Although apparently Nike founder Phil Knight does not. You will remember Nike has been faulted for profiting from the sweatshop conditions of its employees in Indonesia and other Third World nations. Number 17 on the "Forbes 400" list with $5.4 billion in wealth, Forbes wrote of him, "An unrepentant Phil Knight blasts his sweatshop critics: 'This isn't an issue that should even be on the political agenda today. It's just a sound bite of globalization.'"[6]

By way of contrast, J. Philip Wogaman, Senior Minister at the Foundry United Methodist Church in Washington, DC, told an intriguing story that exemplifies our personal predicament. In 1986 he was a delegate to the World Methodist Council meeting in Nairobi, Kenya, while it was discussing apartheid South Africa. The Council adopted a strong resolution urging international economic sanctions to force change. When the vote came, he looked at a friend seated nearby, a vice president of a major transnational corporation with important holdings in South Africa.

Wogaman writes: "I expected him to make a speech against the move, perhaps arguing that the Council didn't fully understand the situation, that the resolution would be useless, that sanctions and divestment would do more harm than good, but he was silent. When the vote was taken, I was astonished to see his hand rise in support of the resolution. Afterward, I commented on his vote, and he replied, 'I didn't come here as a representative of my corporation.'" Wogaman continued, "One could argue that in the long run he was supporting the true interests of his corporation; clearly he was acting in support of an assertion of the wider international community transcending the free market."[7]

The intricacies of globalization are many - almost beyond comprehension. Public policy options are controversial. Personal action is problematic. Yet, somehow, like the corporate executive voting his conscience, I feel the need to take a position. My friend and colleague Nick Cardell felt compelled to act; a 16-year-old girl felt compelled to act - and so do I. I don't want to live on Stratos.

What to do? There are some obvious actions. The current Congress has held up back payment of our United Nations dues by insisting we defund international family planning agencies. That position cannot be allowed to stand. We must pay our dues; we must protect international family planning.

Some of us will find fault with transnational corporations who exploit child labor and will support UN and legislative efforts to end it, joining one or more organizations which challenge offending corporations like Nike and Wal-Mart, not by boycott, but through dialogue.

Some of us will take political action to critique the policies of the great international financial institutions urging them to redirect their policies so that the new economic order will not be balanced on the backs of the world's poor.

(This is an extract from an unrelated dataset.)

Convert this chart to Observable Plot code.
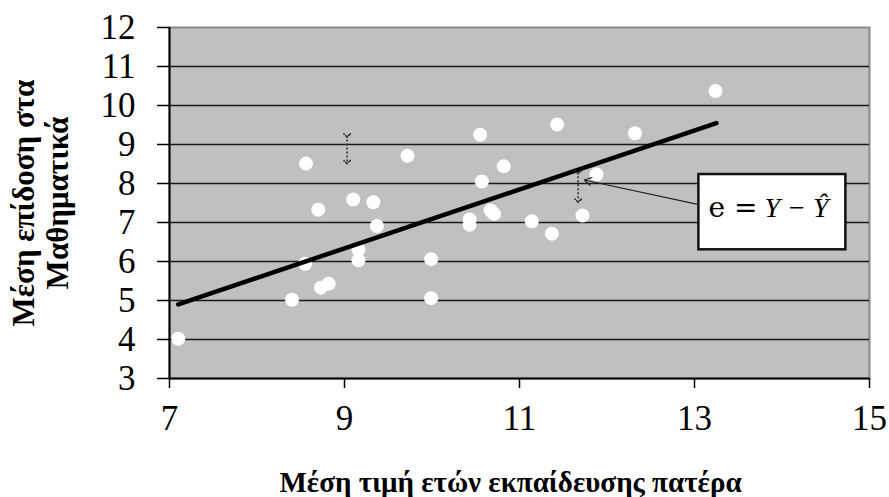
<!DOCTYPE html>
<html>
<head>
<meta charset="utf-8">
<script src="https://cdn.jsdelivr.net/npm/d3@7"></script>
<script src="https://cdn.jsdelivr.net/npm/@observablehq/plot@0.6"></script>
<style>
  html, body { margin: 0; padding: 0; background: #fff; }
  #chart svg { display: block; }
</style>
</head>
<body>
<div id="chart"></div>
<script>
// Scatter data: father's mean years of education vs mean maths score
const fatherEdu = [7.1, 8.4, 8.55, 8.56, 8.7, 8.73, 8.82, 9.1, 9.16, 9.16, 9.33, 9.37, 9.72, 9.99, 9.99,
                   10.43, 10.43, 10.55, 10.57, 10.67, 10.71, 10.82, 11.14, 11.37, 11.43, 11.72, 11.88, 12.32, 13.24];
const mathScore = [4.02, 5.02, 5.94, 8.51, 7.33, 5.33, 5.43, 7.59, 6.30, 6.03, 7.52, 6.91, 8.71, 6.06, 5.06,
                   7.08, 6.94, 9.25, 8.05, 7.31, 7.22, 8.44, 7.03, 6.71, 9.51, 7.18, 8.23, 9.29, 10.37];

// Fitted regression line endpoints
const lineX = [7.1, 13.25];
const lineY = [4.9, 9.55];

// Residual markers (double arrows)
const resX = [9.03, 11.67];
const resTop = [9.23, 8.29];
const resBottom = [8.55, 7.56];

// Annotation box and pointer
const boxX = [13.05, 14.73];
const boxY = [6.30, 8.23];
const pointerFrom = [13.05, 7.46];
const pointerTo = [11.74, 8.09];
const eqLeft = ["e ="];
const eqRight = ["Y \u2212 \u0176"];
const eqLeftX = [13.16];
const eqRightX = [13.8];
const eqY = [7.38];

// Axis ticks and titles
const xTicks = [7, 9, 11, 13, 15];
const yTicks = [3, 4, 5, 6, 7, 8, 9, 10, 11, 12];
const xTitle = "Μέση τιμή ετών εκπαίδευσης πατέρα";
const yTitle = "Μέση επίδοση στα\nΜαθηματικά";

const points = fatherEdu.map((x, i) => ({x, y: mathScore[i]}));
const fit = lineX.map((x, i) => ({x, y: lineY[i]}));
const residuals = resX.map((x, i) => ({x, y1: resTop[i], y2: resBottom[i]}));

const serif = "'Liberation Serif', 'Times New Roman', serif";

const chart = Plot.plot({
  width: 889,
  height: 497,
  marginLeft: 169,
  marginRight: 20,
  marginTop: 27,
  marginBottom: 119,
  style: {fontFamily: serif, background: "#fff", color: "#000"},
  x: {domain: [7, 15], label: null},
  y: {domain: [3, 12], label: null},
  marks: [
    Plot.frame({fill: "#c0c0c0", stroke: "#8a8a8a", strokeWidth: 2}),
    Plot.ruleY(yTicks.filter(d => d > 3 && d < 12), {stroke: "#1a1a1a", strokeWidth: 1.5}),
    Plot.axisX({ticks: xTicks, tickSize: 10, tickPadding: 17, fontSize: 35, fontFamily: serif,
      stroke: "#000", strokeWidth: 1.5, label: null}),
    Plot.axisY({ticks: yTicks, tickSize: 12, tickPadding: 22, fontSize: 35, fontFamily: serif,
      stroke: "#000", strokeWidth: 1.5, label: null}),
    Plot.ruleX([7], {stroke: "#000", strokeWidth: 2}),
    Plot.ruleY([3], {stroke: "#000", strokeWidth: 2}),
    Plot.dot(points, {x: "x", y: "y", r: 7, fill: "#fff", stroke: null}),
    Plot.line(fit, {x: "x", y: "y", stroke: "#000", strokeWidth: 4.5}),
    Plot.link(residuals, {x: "x", y1: "y1", y2: "y2", stroke: "#333", strokeWidth: 1.6,
      strokeDasharray: "2,2", markerStart: "arrow", markerEnd: "arrow"}),
    Plot.rect([{x1: boxX[0], x2: boxX[1], y1: boxY[0], y2: boxY[1]}],
      {x1: "x1", x2: "x2", y1: "y1", y2: "y2", fill: "#fff", stroke: "#111", strokeWidth: 2.5}),
    Plot.arrow([{x1: pointerFrom[0], y1: pointerFrom[1], x2: pointerTo[0], y2: pointerTo[1]}],
      {x1: "x1", y1: "y1", x2: "x2", y2: "y2", stroke: "#222", strokeWidth: 1.2, headLength: 10}),
    Plot.text(eqLeft, {x: eqLeftX, y: eqY, text: d => d, textAnchor: "start", fontSize: 28,
      fontFamily: "'DejaVu Serif', serif"}),
    Plot.text(eqRight, {x: eqRightX, y: eqY, text: d => d, textAnchor: "start", fontSize: 28,
      fontStyle: "italic", fontFamily: serif}),
    Plot.text([yTitle], {frameAnchor: "left", dx: -129, rotate: -90, textAnchor: "middle", lineAnchor: "middle",
      fontSize: 31, fontWeight: "bold", lineHeight: 1.1, fontFamily: serif, text: d => d}),
    Plot.text([xTitle], {frameAnchor: "bottom", dy: 104, dx: -9, lineAnchor: "middle", textAnchor: "middle",
      fontSize: 29, fontWeight: "bold", fontFamily: serif, text: d => d})
  ]
});
document.getElementById("chart").appendChild(chart);
</script>
</body>
</html>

We have a global commons; what we yet lack is a global ethic.

Some of us will take action to oppose the Multilateral Agreement on Investment, which permits corporate capital to flash across the world without regard for labor or environmental rights. As Americans try to compete with the infinite supply of poor workers around the world there is danger of a "race to the bottom" with wages falling across the globe.

I like that businessman who was a moral actor first, and a businessman second. The invisible hand of the global market must be tempered by the generous heart if we are to build the Beloved Community; if we are to avoid being the occupants of Stratos.

As Spock eloquently reminded us: "This troubled planet is a place of the most violent contrasts. Those that receive rewards are totally separated from those who shoulder the burdens. It is not a wise leadership."

Richard Gilbert
October 25, 1998

  1. Wall Street Journal, 1995.
  2. Quoted in Huston Smith, The World's Religions, HarperSanFrancisco, 1991, 7.
  3. Martin Luther King, Jr., Singing the Living Tradition, (Boston: Beacon Press, UUA, 1993, # 584.
  4. Rochester Democrat and Chronicle, 10/15/98, 8A.
  5. David Roche, World Press Review, April 1998, 26.
  6. Forbes Magazine.
  7. J. Philip Wogaman, "Accountability In A Global Economy," Theology and Public Policy, Winter 1994, pp. 45-6.